■ Stored data
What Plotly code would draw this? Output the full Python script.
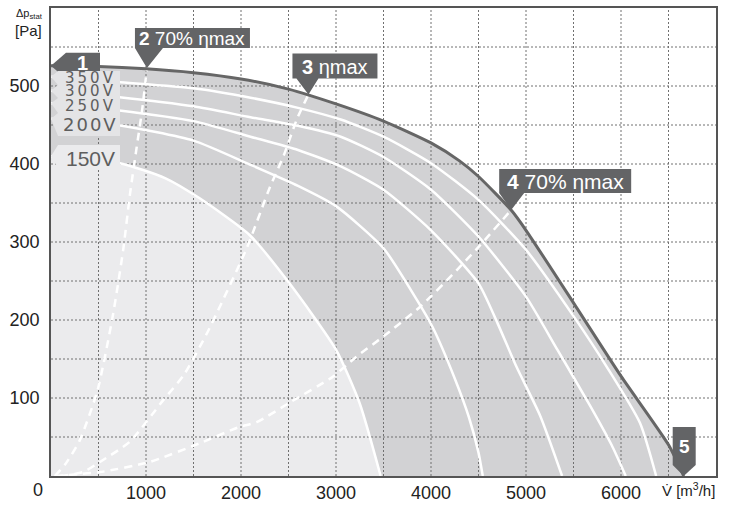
import plotly.graph_objects as go

# ---------------- data ----------------
outer_q = [0, 500, 1000, 1500, 2000, 2500, 3000, 3500, 4000, 4300, 4500, 4850, 5000, 5500, 6000, 6500, 6660]
outer_p = [526, 525, 522, 517, 509, 496, 477, 455, 427, 404, 384, 340, 315, 222, 128, 40, 0]

v350_q = [0, 700, 1500, 2100, 2600, 3050, 3500, 4000, 4500, 5000, 5500, 5850, 6200, 6370]
v350_p = [512, 505, 497, 485, 472, 457, 435, 401, 354, 290, 205, 140, 68, 0]
v300_q = [0, 700, 1500, 2100, 2600, 3050, 3500, 4000, 4500, 5000, 5330, 5680, 5900, 6050]
v300_p = [494, 486, 474, 460, 449, 435, 409, 367, 307, 230, 162, 89, 40, 0]
v250_q = [0, 700, 1500, 2100, 2600, 3050, 3500, 4000, 4500, 4700, 4900, 5150, 5380]
v250_p = [478, 469, 455, 435, 418, 397, 367, 315, 247, 196, 140, 77, 0]
v200_q = [0, 700, 1500, 2100, 2600, 3000, 3500, 3850, 4020, 4250, 4400, 4500, 4545]
v200_p = [458, 450, 430, 399, 372, 346, 292, 226, 190, 125, 75, 30, 0]
v150_q = [0, 725, 1200, 1565, 2090, 2510, 3000, 3250, 3470]
v150_p = [410, 401, 382, 356, 309, 247, 162, 93, 0]

sys2_q = [40, 150, 300, 490, 650, 760, 830, 900, 960, 1010]
sys2_p = [0, 15, 45, 110, 205, 290, 360, 420, 470, 523]
sys3_q = [100, 336, 515, 830, 1180, 1400, 1650, 2060, 2300, 2450, 2590, 2710]
sys3_p = [0, 5, 18, 44, 97, 130, 185, 292, 369, 411, 458, 489]
sys4_q = [40, 515, 1040, 1566, 1986, 2165, 2511, 2963, 3215, 3500, 3886, 4272, 4518, 4844]
sys4_p = [0, 5, 18, 42, 63, 69, 94, 127, 153, 179, 217, 264, 296, 341]

voltage_labels = ["350V", "300V", "250V", "200V", "150V"]
grid_x = list(range(500, 7000, 500))
grid_y = list(range(50, 600, 50))
x_tick_vals = [1000, 2000, 3000, 4000, 5000, 6000]
x_tick_text = ["1000", "2000", "3000", "4000", "5000", "6000"]
y_tick_vals = [100, 200, 300, 400, 500]
y_tick_text = ["100", "200", "300", "400", "500"]

# ---------------- styles ----------------
MID = "#d2d2d4"
LIGHT = "#ebebed"
DARK = "#636466"
FONT = "Liberation Sans"

fig = go.Figure()

fig.add_trace(go.Scatter(x=outer_q, y=outer_p, mode="lines", fill="tozeroy", fillcolor=MID,
                         line=dict(width=0, shape="spline", smoothing=0.6), hoverinfo="skip"))
fig.add_trace(go.Scatter(x=v150_q, y=v150_p, mode="lines", fill="tozeroy", fillcolor=LIGHT,
                         line=dict(width=0, shape="spline", smoothing=0.6), hoverinfo="skip"))

# dotted grid drawn above the fills
gx, gy = [], []
for v in grid_x:
    gx += [v, v, None]
    gy += [0, 600, None]
for v in grid_y:
    gx += [0, 7000, None]
    gy += [v, v, None]
fig.add_trace(go.Scatter(x=gx, y=gy, mode="lines", line=dict(color="#707070", width=1, dash="2px,2px"),
                         hoverinfo="skip"))

for q, p in [(sys2_q, sys2_p), (sys3_q, sys3_p), (sys4_q, sys4_p)]:
    fig.add_trace(go.Scatter(x=q, y=p, mode="lines",
                             line=dict(color="white", width=2.5, dash="8px,6px", shape="spline", smoothing=0.6),
                             hoverinfo="skip"))

curves = [(v350_q, v350_p), (v300_q, v300_p), (v250_q, v250_p), (v200_q, v200_p), (v150_q, v150_p)]
for q, p in curves:
    fig.add_trace(go.Scatter(x=q, y=p, mode="lines",
                             line=dict(color="white", width=2.5, shape="spline", smoothing=0.6),
                             hoverinfo="skip"))

fig.add_trace(go.Scatter(x=outer_q, y=outer_p, mode="lines",
                         line=dict(color="#666666", width=3, shape="spline", smoothing=0.6),
                         hoverinfo="skip"))

shapes = []
annotations = []


def poly(pts):
    return "M" + "L".join(f"{a},{b}" for a, b in pts) + "Z"


def callout(ax, ay, pts, color, text, tdx, tdy, size, tcolor="white"):
    shapes.append(dict(type="path", xref="x", yref="y", xsizemode="pixel", ysizemode="pixel",
                       xanchor=ax, yanchor=ay, path=poly(pts), fillcolor=color,
                       line=dict(width=0), layer="above"))
    annotations.append(dict(x=ax, y=ay, xref="x", yref="y", text=text, showarrow=False,
                            xshift=tdx, yshift=tdy, xanchor="center", yanchor="middle",
                            font=dict(family=FONT, size=size, color=tcolor)))


# numbered callouts
callout(outer_q[0], outer_p[0], [(0, 0), (15, 13), (49, 13), (49, -7), (8, -7)], DARK,
        "<b>1</b>", 31, 3, 20)
callout(sys2_q[-1], sys2_p[-1], [(0, 0), (16, 20), (103, 20), (103, 40), (-12, 40), (-12, 20)], DARK,
        "<b>2</b> 70% ηmax", 45, 30, 19)
callout(sys3_q[-1], sys3_p[-1], [(0, 0), (10, 16), (69, 16), (69, 41), (-16, 41), (-16, 16), (-12, 16)], DARK,
        "<b>3</b> ηmax", 27, 28, 20)
callout(sys4_q[-1], sys4_p[-1], [(0, 0), (13, 17), (120, 17), (120, 41), (-12, 41), (-12, 17)], DARK,
        "<b>4</b> 70% ηmax", 54, 29, 21)
callout(outer_q[-1], 0, [(0, 0), (12, 11), (12, 49), (-11, 49), (-11, 11)], DARK,
        "<b>5</b>", 1, 30, 19)

# voltage labels (box top, box bottom, text dy, size, family, colour, spacing) in pixels relative to curve start
vl_style = [(5.6, -8.4, -1.4, 15, "DejaVu Sans", "#e4e4e6", 3),
            (5.7, -7.3, -0.8, 15, "DejaVu Sans", "#e4e4e6", 3),
            (5.2, -9.8, -2.8, 15, "DejaVu Sans", "#e4e4e6", 3),
            (5.8, -17.2, -5.7, 18, "DejaVu Sans", "#e4e4e6", 2),
            (11.2, -11.8, -1.8, 21, FONT, LIGHT, 0)]
for (q, p), lab, (top, bot, tdy, sz, fam, col, sp) in zip(curves, voltage_labels, vl_style):
    shapes.append(dict(type="path", xref="x", yref="y", xsizemode="pixel", ysizemode="pixel",
                       xanchor=q[0], yanchor=p[0],
                       path=poly([(0, 0), (7, top), (69, top), (69, bot), (7, bot)]),
                       fillcolor=col, line=dict(width=0), layer="above"))
    txt = f'<span style="letter-spacing:{sp}px">{lab}</span>' if sp else lab
    annotations.append(dict(x=q[0], y=p[0], xref="x", yref="y", text=txt, showarrow=False,
                            xshift=39, yshift=tdy, xanchor="center", yanchor="middle",
                            font=dict(family=fam, size=sz, color="#5e5e5e")))

# axis titles and origin label
annotations += [
    dict(x=0, y=1, xref="paper", yref="paper", text="Δp<sub>stat</sub>", showarrow=False,
         xanchor="right", yanchor="middle", xshift=-6, yshift=-6,
         font=dict(family=FONT, size=11, color="#222")),
    dict(x=0, y=1, xref="paper", yref="paper", text="[Pa]", showarrow=False,
         xanchor="right", yanchor="middle", xshift=-7, yshift=-22,
         font=dict(family=FONT, size=15, color="#222")),
    dict(x=1, y=0, xref="paper", yref="paper", text="V̇ [m<sup>3</sup>/h]", showarrow=False,
         xanchor="right", yanchor="middle", xshift=1, yshift=-13,
         font=dict(family=FONT, size=15, color="#222")),
    dict(x=0, y=0, xref="paper", yref="paper", text="0", showarrow=False,
         xanchor="center", yanchor="middle", xshift=-13, yshift=-14,
         font=dict(family=FONT, size=18, color="#222")),
]

fig.update_layout(
    width=743, height=506,
    margin=dict(l=51, r=27, t=8, b=30),
    paper_bgcolor="white", plot_bgcolor="white",
    showlegend=False,
    shapes=shapes, annotations=annotations,
    xaxis=dict(range=[0, 7000], showgrid=False, zeroline=False, tickvals=x_tick_vals, ticktext=x_tick_text,
               showline=True, mirror=True, linecolor="#555", linewidth=1.5, automargin=False,
               tickfont=dict(family=FONT, size=18, color="#222"), ticks=""),
    yaxis=dict(range=[0, 600], showgrid=False, zeroline=False, tickvals=y_tick_vals, ticktext=y_tick_text,
               showline=True, mirror=True, linecolor="#555", linewidth=1.5, automargin=False,
               tickfont=dict(family=FONT, size=18, color="#222"), ticks="", ticklabelstandoff=6),
)

fig.write_html("out.html")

■ Directions
Restate exactly, please, only the lines between the start of the data and the line containing "128, 40, 0]", both ends included, skipping the pictures.

■ The output
What Plotly code would draw this? Output the full Python script.
import plotly.graph_objects as go

# ---------------- data ----------------
outer_q = [0, 500, 1000, 1500, 2000, 2500, 3000, 3500, 4000, 4300, 4500, 4850, 5000, 5500, 6000, 6500, 6660]
outer_p = [526, 525, 522, 517, 509, 496, 477, 455, 427, 404, 384, 340, 315, 222, 128, 40, 0]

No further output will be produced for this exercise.